La gran ventaja de Allende sobre otros fue que no se dejaba influir por ortodoxias ni sacralizaciones, que no pensaba siguiendo una lógica del modelo. Era un político de principios pero realista, cuyo principal instrumento cognitivo siempre era la evaluación de la experiencia histórica.
Por eso fue quien mejor percibió las exigencias del proceso y sus condiciones teóricas. Con menos ambigüedades que otros, sin dejarse confundir por mitos y complejos de culpabilidad, percibió la importancia del bloque democratizador, de respetar las reglas del juego democrático, de representar la defensa de la legalidad constitucional. No pudo imponer sus tesis dentro de la izquierda. Su muerte representa una forma de enfrentarse con ese fracazo, de asumir, con una consecuencia extrema, la responsabilidad de la catástrofe a la que habíamos conducido al movimiento popular.

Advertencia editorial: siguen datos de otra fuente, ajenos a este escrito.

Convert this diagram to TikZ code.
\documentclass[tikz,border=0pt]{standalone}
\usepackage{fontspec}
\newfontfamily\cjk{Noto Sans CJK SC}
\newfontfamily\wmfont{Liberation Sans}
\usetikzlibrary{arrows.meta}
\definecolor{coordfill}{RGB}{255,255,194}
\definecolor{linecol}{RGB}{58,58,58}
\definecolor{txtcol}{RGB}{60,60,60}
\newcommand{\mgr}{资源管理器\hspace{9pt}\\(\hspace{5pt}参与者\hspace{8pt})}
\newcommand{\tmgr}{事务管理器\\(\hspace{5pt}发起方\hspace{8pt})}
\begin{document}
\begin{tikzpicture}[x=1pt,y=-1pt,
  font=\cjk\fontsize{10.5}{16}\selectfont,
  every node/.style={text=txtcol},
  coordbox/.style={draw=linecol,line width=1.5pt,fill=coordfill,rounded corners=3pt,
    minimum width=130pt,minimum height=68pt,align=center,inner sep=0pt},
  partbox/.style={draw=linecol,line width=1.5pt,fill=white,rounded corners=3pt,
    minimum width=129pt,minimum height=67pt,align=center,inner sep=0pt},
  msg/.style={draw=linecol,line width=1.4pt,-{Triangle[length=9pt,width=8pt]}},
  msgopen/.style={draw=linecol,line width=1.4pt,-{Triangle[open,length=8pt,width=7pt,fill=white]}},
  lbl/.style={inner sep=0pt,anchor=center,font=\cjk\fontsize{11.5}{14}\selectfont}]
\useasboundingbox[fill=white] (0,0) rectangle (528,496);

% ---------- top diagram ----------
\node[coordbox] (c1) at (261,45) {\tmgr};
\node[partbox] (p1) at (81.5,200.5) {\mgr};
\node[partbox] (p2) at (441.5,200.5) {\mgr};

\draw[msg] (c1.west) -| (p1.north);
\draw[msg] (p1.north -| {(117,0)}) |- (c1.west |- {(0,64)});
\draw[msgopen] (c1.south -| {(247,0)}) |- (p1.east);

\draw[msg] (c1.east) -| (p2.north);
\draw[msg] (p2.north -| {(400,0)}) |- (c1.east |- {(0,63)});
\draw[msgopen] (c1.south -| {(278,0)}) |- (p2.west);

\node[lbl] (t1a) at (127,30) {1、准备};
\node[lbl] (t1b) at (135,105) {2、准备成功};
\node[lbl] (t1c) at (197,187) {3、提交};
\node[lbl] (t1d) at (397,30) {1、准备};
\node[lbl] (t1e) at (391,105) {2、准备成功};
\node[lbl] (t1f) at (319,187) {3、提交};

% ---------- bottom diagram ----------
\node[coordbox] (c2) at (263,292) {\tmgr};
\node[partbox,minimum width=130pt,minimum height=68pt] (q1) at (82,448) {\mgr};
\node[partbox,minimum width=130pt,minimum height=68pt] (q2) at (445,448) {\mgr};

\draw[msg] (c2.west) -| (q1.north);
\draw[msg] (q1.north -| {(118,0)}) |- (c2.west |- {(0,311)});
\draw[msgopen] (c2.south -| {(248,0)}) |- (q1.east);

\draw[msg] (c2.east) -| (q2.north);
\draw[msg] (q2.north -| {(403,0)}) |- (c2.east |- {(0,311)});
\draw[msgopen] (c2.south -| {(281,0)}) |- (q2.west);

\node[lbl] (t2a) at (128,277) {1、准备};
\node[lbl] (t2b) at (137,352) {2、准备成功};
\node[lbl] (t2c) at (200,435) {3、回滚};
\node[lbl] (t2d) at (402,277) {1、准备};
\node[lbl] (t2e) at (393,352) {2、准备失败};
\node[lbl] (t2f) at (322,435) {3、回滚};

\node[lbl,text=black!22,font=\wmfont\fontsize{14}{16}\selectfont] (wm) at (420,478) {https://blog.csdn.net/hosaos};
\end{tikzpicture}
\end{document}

Las debilidades de Allende
Como no se pretende construir una visión edificante, deben señalarse también las flaquezas de Allende como político. Siempre he creído que vivió esos últimos momentos alucinantes con la desesperación de no haber impuesto sus intuiciones centrales con más vigor y fuerza.
La política de Allende durante la Unidad Popular tuvo dos defectos. Ellos fueron la renuncia a ejercer el liderazgo presidencial, y el papel asignado a la unidad de la izquierda. La situación de crisis nacional y de empate catastrófico (entre gobierno/oposición y dentro de la propia Unidad Popular) requería que el Presidente, figura central del sistema político, jugara un rol de dirección más que un rol de arbitraje y conciliación. No bastaba tener, como la tenía Allende, una visión clara. Era necesario estar dispuesto a usar, hasta el límite, los recursos de poder de que disponía. El ejercicio de un rol presidencial, autónomo de las decisiones de los partidos, hubiese significado la ruptura de la coalición gobernante. Mantenerla exigía realizar políticas ambiguas, zigzagueantes o simplemente contradictorias. No basta una función de arbitraje cuando existen diferencias radicales. Pero Allende no era un caudillo. Se había socializado en el estilo, si se quiere en la ética, de la representación.

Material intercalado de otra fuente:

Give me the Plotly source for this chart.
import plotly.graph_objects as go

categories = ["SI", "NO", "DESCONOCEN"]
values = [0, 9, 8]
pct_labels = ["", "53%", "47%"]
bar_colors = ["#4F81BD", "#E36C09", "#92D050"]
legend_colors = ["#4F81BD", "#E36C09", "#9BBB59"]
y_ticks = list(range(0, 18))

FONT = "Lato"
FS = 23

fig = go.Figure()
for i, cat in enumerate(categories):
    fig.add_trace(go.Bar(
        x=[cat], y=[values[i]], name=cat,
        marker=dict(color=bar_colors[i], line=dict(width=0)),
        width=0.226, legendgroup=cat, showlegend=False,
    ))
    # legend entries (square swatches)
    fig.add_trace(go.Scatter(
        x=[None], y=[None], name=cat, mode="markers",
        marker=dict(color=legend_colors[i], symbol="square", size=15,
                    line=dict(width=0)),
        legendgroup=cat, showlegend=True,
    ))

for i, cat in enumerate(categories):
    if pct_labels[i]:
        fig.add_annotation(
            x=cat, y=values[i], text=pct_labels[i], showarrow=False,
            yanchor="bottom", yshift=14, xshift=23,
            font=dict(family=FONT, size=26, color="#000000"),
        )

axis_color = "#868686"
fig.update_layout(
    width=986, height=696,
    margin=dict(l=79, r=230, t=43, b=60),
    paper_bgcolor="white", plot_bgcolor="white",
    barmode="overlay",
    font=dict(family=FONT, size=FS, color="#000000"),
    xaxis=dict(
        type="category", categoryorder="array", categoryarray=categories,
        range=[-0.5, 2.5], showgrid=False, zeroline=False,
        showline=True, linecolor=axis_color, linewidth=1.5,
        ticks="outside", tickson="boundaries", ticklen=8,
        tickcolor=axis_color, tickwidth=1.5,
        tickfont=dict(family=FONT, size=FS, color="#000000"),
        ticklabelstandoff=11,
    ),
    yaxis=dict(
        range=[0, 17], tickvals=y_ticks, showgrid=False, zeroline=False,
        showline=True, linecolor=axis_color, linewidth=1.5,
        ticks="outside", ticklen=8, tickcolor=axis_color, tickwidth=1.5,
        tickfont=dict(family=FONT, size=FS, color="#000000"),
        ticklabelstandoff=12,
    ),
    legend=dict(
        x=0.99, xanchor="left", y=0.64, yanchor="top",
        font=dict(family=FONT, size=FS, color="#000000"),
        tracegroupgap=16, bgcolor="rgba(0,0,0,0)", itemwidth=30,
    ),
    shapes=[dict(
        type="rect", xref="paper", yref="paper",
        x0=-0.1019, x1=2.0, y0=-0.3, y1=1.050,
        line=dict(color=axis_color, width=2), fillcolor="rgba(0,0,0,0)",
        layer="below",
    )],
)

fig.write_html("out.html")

Su lucidez sin pretensiones y su realismo concreto se estrellaron, una y mil veces, contra las brillantes especulaciones abstractas y el optimismo irresponsable de los profetas del "polo revolucionario". Diez años después todos se reconocen en la línea de Allende. Pero en ese entonces muchos se dejaron encandilar por las esperanzas insurreccionales, por el fervor de las masas cuya capacidad combatiente parecía no reconocer límite. Allende, viejo conocedor del pueblo cuyas luchas había compartido, tenía la intuición del Chile real. ¿Cuántas veces no nos pareció un político prosaico, demasiado realista, con su fervor mellado por los hábitos parlamentarios? Allende estaba en las antípodas del romanticismo revolucionario quizás porque tenía un enorme sentido de la responsabilidad. En estos momentos es imposible no pensar en su ejemplo y en su destino. (2)
(*) Publicado originalmente en la edición especial, Septiembre de 1983, de la desaparecida revista Análisis, que fuera editada bajo el título de: ALLENDE.10 AÑOS DESPUES. Transcripción y notas de H.H.B.
Notas:
1. Para un desarrollo de este concepto y sus implicaciones, véase: Tomás Moulian, CONVERSACION INTERRUMPIDA CON ALLENDE, Santiago, LOM Ediciones s/f , especialmente capítulo V, sección 4.
2. Puede verse, también: Tomás Moulian, "Compañero Presidente Salvador Allende", piensaChile.com, miércoles, 18 de junio de 2008.